It's hard to imagine it has already been a year, isn't it. Just as hard as imagining it has been only one year :0)
I remember the first time I came across you. I think I was out on a search for NRD posts when I stumbled upon one of your Mindfulness Mondays-posts. I read it, and it felt like you had written it especially for me. I don't exactly remember what it was about, but it was defi itely something I was struggling with.
Haha, you were the first to tell me that drawing mandalas or even just coloring could help to find my inner peace. Not long after that, I started coloring, and it indeed helped me to clear my head.

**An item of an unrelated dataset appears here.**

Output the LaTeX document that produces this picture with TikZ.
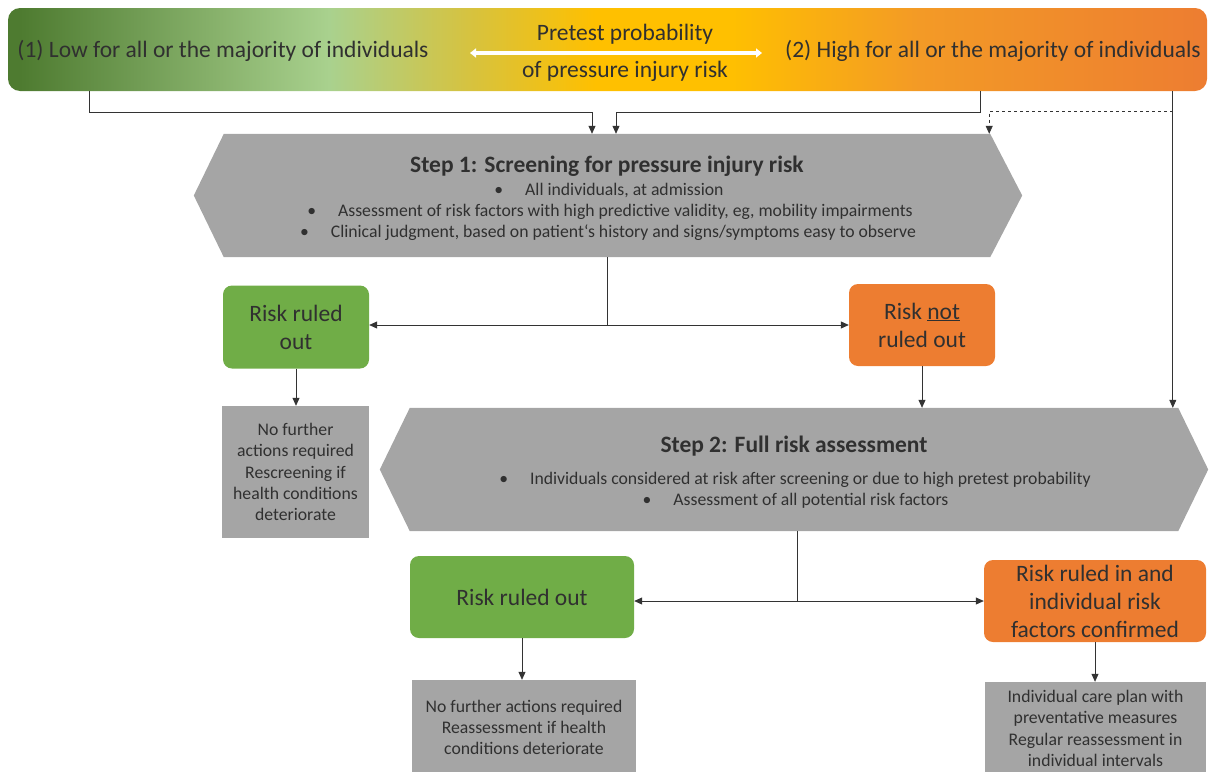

I agree with you on the resolutions part. I stopped doing it years ago, because it always leads to feeling ike you've failed.
Those 4 agreements you posted.... that's how I'm living my life every day. At least... I try to - I'm still a work in progress ;0)
Glad to see that you are still around. So many people have left. I don't blame them, I can understand their reasons. But that makes me double happy coming across someone who did stay.
(I've been so busy with such a lot of things that I haven't been engaging with a lot of people these last few weeks - it's hard to keep up with everything and everyone, but I assume you know all about that :0)
Thanks @simplymike. I'm thinking of trying to start something similar again. It really helped me and right now I feel like a bowl of melted ice cream. It means a lot to hear though.
Honestly, right now I stay because I don't want to lose contact with all of you guys. Each one of you have had a great impact on my life as well. We can stay strong and vigilante, sometimes our brains need convincing.